PROBLEM TO WORK ON. Retype nothing but the lines from the start of the material up to and including the line with "ax = fig.add_axes([84". Pictures don't belong in the copy.

STORED ROWS.
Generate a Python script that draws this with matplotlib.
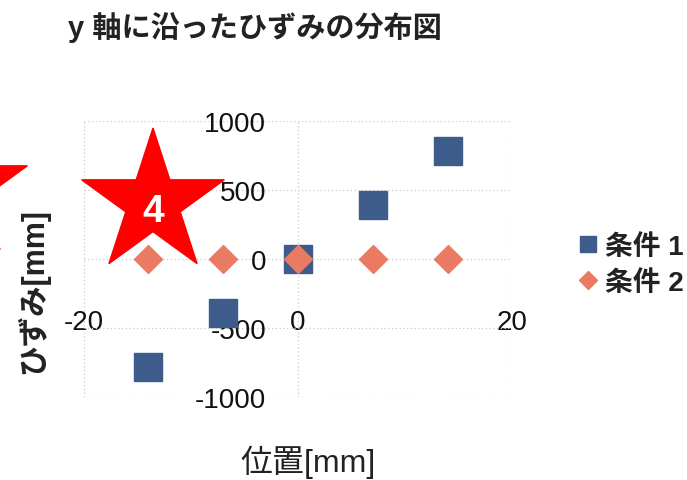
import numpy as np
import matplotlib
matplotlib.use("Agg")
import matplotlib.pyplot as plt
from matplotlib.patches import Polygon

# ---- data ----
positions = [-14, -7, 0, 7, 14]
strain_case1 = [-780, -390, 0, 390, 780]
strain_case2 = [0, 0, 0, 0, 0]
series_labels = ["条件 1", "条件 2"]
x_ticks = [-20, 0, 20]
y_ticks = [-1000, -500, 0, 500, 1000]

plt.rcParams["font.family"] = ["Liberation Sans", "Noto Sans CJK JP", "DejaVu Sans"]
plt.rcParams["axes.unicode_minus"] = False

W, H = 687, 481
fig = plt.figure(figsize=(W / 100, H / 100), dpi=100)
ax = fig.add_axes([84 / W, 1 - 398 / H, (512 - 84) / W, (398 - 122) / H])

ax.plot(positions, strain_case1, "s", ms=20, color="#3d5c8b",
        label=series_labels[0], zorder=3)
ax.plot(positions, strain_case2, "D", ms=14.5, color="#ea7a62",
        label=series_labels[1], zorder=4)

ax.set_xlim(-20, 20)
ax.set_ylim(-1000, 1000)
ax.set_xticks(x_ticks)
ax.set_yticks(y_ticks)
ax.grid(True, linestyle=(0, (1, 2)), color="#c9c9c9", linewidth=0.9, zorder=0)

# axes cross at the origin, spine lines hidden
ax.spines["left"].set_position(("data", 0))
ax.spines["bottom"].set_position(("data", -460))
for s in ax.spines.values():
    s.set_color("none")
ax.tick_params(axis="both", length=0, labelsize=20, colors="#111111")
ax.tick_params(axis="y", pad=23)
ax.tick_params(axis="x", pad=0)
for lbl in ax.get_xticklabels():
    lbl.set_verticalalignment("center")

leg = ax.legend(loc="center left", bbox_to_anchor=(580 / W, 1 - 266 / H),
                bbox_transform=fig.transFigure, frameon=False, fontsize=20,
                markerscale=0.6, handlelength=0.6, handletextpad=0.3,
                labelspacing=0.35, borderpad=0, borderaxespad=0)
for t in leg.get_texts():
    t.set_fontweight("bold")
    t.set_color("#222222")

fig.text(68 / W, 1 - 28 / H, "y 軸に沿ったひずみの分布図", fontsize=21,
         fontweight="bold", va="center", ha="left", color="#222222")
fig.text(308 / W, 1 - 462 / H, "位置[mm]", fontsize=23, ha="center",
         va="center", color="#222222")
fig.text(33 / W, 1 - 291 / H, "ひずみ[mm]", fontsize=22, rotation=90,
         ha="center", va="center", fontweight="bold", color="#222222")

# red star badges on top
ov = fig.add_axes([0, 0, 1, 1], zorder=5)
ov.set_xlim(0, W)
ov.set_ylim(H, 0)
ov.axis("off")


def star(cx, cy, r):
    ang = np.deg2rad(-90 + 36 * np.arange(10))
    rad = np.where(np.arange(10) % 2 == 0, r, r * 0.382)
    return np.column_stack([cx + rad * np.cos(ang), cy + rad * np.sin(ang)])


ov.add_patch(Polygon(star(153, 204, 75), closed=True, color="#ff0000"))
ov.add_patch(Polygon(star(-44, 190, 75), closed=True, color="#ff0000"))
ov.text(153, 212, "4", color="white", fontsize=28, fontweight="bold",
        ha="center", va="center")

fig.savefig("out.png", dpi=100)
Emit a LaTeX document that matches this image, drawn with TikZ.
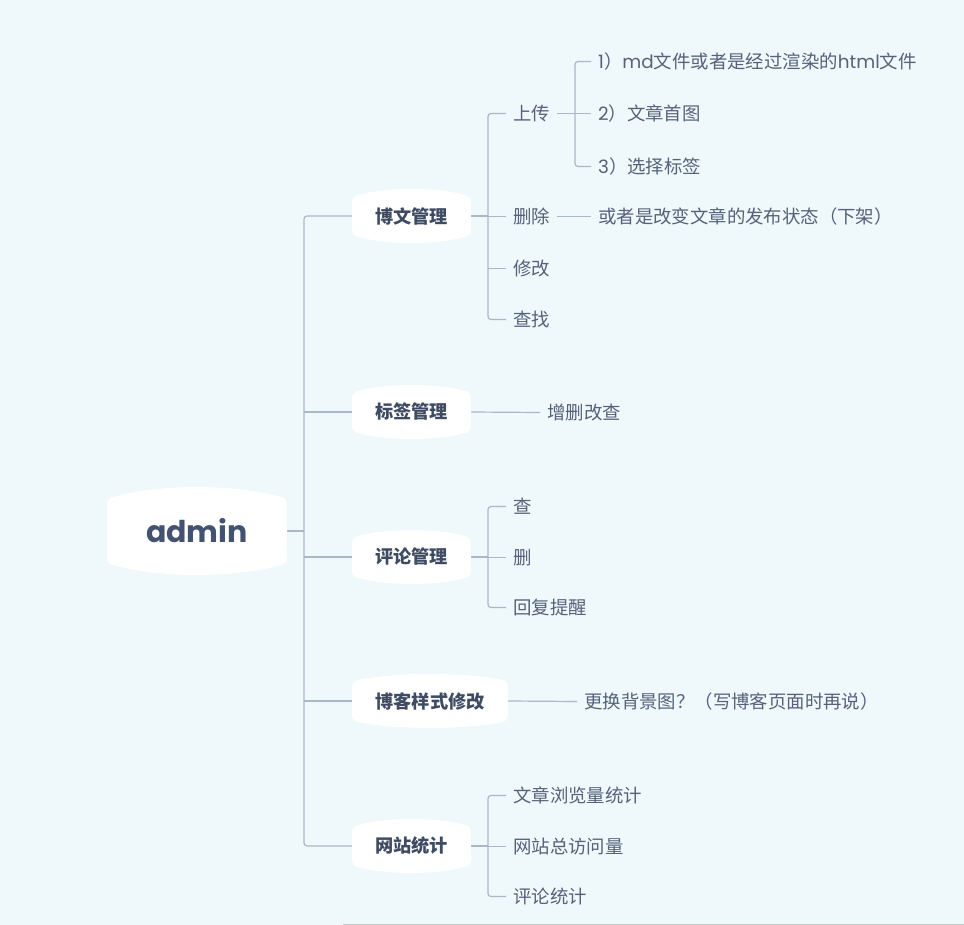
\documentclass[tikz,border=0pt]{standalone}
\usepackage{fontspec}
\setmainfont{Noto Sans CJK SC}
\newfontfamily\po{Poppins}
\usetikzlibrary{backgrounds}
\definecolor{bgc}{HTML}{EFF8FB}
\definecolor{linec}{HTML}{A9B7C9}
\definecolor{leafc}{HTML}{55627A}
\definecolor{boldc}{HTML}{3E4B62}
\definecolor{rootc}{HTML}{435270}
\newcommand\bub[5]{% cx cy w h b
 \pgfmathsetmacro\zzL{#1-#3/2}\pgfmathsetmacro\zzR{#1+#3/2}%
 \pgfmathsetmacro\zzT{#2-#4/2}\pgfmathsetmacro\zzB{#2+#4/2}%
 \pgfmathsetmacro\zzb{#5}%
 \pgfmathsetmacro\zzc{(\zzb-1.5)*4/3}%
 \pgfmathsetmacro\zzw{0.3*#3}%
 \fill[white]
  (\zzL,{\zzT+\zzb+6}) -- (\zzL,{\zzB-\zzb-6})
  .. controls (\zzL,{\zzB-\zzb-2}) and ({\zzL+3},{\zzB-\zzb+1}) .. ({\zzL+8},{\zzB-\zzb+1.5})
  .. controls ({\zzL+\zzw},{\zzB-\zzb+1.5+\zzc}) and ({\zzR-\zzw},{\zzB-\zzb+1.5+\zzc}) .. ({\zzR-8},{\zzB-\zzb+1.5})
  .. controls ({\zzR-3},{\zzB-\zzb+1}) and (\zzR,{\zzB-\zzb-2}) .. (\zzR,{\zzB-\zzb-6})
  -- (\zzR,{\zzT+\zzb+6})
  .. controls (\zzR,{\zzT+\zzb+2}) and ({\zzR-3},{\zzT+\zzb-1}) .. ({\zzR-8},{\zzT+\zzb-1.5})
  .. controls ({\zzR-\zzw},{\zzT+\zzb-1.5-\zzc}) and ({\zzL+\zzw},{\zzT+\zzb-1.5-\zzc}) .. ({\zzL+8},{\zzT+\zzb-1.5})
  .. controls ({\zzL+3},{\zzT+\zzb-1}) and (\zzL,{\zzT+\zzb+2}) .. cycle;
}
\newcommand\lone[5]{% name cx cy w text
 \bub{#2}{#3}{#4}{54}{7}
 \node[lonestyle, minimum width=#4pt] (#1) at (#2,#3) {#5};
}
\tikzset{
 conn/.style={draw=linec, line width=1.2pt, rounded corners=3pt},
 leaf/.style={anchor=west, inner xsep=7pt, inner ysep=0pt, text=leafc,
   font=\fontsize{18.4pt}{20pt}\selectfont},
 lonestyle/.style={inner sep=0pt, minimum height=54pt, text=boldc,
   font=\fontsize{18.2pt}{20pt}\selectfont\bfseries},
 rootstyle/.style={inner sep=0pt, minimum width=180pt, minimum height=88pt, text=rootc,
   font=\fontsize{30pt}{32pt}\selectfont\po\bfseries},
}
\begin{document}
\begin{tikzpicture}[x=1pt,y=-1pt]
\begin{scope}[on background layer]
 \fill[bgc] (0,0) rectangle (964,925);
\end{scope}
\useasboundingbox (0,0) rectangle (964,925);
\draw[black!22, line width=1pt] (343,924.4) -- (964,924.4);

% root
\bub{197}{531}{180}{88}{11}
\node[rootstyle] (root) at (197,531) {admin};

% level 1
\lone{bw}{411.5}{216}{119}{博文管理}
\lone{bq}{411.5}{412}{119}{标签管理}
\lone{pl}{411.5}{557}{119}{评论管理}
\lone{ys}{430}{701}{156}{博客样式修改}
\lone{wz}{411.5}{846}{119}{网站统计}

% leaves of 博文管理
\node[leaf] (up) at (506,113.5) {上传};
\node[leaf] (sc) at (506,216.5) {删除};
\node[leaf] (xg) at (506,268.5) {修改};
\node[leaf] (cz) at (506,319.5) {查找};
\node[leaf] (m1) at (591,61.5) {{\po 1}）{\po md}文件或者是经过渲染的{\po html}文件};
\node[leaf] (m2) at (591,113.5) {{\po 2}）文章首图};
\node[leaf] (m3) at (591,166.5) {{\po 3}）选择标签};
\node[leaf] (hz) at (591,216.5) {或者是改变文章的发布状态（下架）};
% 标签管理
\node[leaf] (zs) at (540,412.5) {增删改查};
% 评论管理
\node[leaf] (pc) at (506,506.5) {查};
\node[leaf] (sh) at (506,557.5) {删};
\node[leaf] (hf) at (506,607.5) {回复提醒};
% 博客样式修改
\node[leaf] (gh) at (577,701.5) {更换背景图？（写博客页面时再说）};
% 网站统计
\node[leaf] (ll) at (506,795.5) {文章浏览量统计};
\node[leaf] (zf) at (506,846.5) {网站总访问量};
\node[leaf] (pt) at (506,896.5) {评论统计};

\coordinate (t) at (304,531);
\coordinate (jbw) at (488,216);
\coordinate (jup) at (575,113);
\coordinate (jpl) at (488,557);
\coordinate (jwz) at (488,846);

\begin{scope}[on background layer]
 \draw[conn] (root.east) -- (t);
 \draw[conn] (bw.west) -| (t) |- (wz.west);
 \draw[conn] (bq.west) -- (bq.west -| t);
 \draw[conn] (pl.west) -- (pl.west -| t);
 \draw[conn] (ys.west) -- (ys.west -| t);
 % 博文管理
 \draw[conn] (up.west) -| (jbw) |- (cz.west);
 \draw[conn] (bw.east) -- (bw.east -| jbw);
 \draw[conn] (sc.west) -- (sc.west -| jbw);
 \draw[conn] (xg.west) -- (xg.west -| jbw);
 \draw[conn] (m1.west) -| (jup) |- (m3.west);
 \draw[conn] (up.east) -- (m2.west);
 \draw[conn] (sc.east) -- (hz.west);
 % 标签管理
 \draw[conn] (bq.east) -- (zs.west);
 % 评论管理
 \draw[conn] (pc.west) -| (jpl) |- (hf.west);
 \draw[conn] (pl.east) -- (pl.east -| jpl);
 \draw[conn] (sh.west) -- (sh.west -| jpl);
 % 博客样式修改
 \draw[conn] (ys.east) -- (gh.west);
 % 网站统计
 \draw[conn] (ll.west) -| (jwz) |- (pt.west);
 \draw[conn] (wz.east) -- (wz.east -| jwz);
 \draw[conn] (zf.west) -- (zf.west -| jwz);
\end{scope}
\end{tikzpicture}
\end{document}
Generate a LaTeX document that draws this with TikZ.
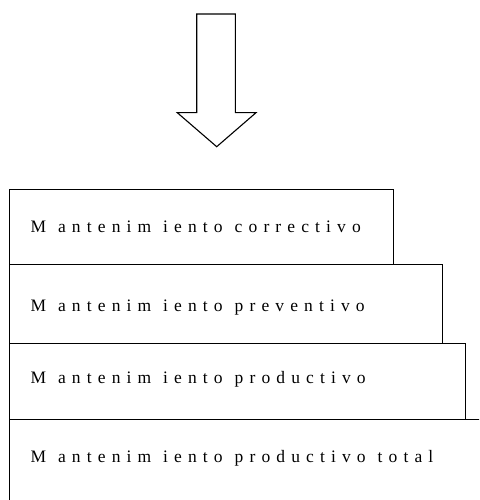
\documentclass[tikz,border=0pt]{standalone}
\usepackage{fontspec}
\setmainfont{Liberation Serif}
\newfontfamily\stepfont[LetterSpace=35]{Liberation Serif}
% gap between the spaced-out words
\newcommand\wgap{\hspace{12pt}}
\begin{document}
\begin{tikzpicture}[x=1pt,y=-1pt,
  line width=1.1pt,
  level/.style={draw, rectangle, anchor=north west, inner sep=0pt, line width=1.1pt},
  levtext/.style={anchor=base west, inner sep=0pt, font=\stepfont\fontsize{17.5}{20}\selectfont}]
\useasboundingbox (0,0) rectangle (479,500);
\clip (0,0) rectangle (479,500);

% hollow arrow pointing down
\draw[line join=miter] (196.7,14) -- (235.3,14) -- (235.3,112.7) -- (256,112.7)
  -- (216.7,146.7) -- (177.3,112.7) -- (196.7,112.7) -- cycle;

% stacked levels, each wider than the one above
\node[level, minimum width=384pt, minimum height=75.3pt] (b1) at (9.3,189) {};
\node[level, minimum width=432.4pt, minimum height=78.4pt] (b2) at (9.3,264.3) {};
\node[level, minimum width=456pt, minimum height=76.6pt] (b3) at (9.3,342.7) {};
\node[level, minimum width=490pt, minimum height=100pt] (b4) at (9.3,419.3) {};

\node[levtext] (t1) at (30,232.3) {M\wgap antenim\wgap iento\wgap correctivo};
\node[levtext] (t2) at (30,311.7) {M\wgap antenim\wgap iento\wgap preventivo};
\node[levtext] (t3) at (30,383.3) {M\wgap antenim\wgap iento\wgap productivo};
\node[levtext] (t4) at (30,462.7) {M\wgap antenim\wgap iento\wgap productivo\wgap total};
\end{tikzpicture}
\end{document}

RESULT FOR THIS EXERCISE.
Generate a Python script that draws this with matplotlib.
import numpy as np
import matplotlib
matplotlib.use("Agg")
import matplotlib.pyplot as plt
from matplotlib.patches import Polygon

# ---- data ----
positions = [-14, -7, 0, 7, 14]
strain_case1 = [-780, -390, 0, 390, 780]
strain_case2 = [0, 0, 0, 0, 0]
series_labels = ["条件 1", "条件 2"]
x_ticks = [-20, 0, 20]
y_ticks = [-1000, -500, 0, 500, 1000]

plt.rcParams["font.family"] = ["Liberation Sans", "Noto Sans CJK JP", "DejaVu Sans"]
plt.rcParams["axes.unicode_minus"] = False

W, H = 687, 481
fig = plt.figure(figsize=(W / 100, H / 100), dpi=100)
ax = fig.add_axes([84 / W, 1 - 398 / H, (512 - 84) / W, (398 - 122) / H])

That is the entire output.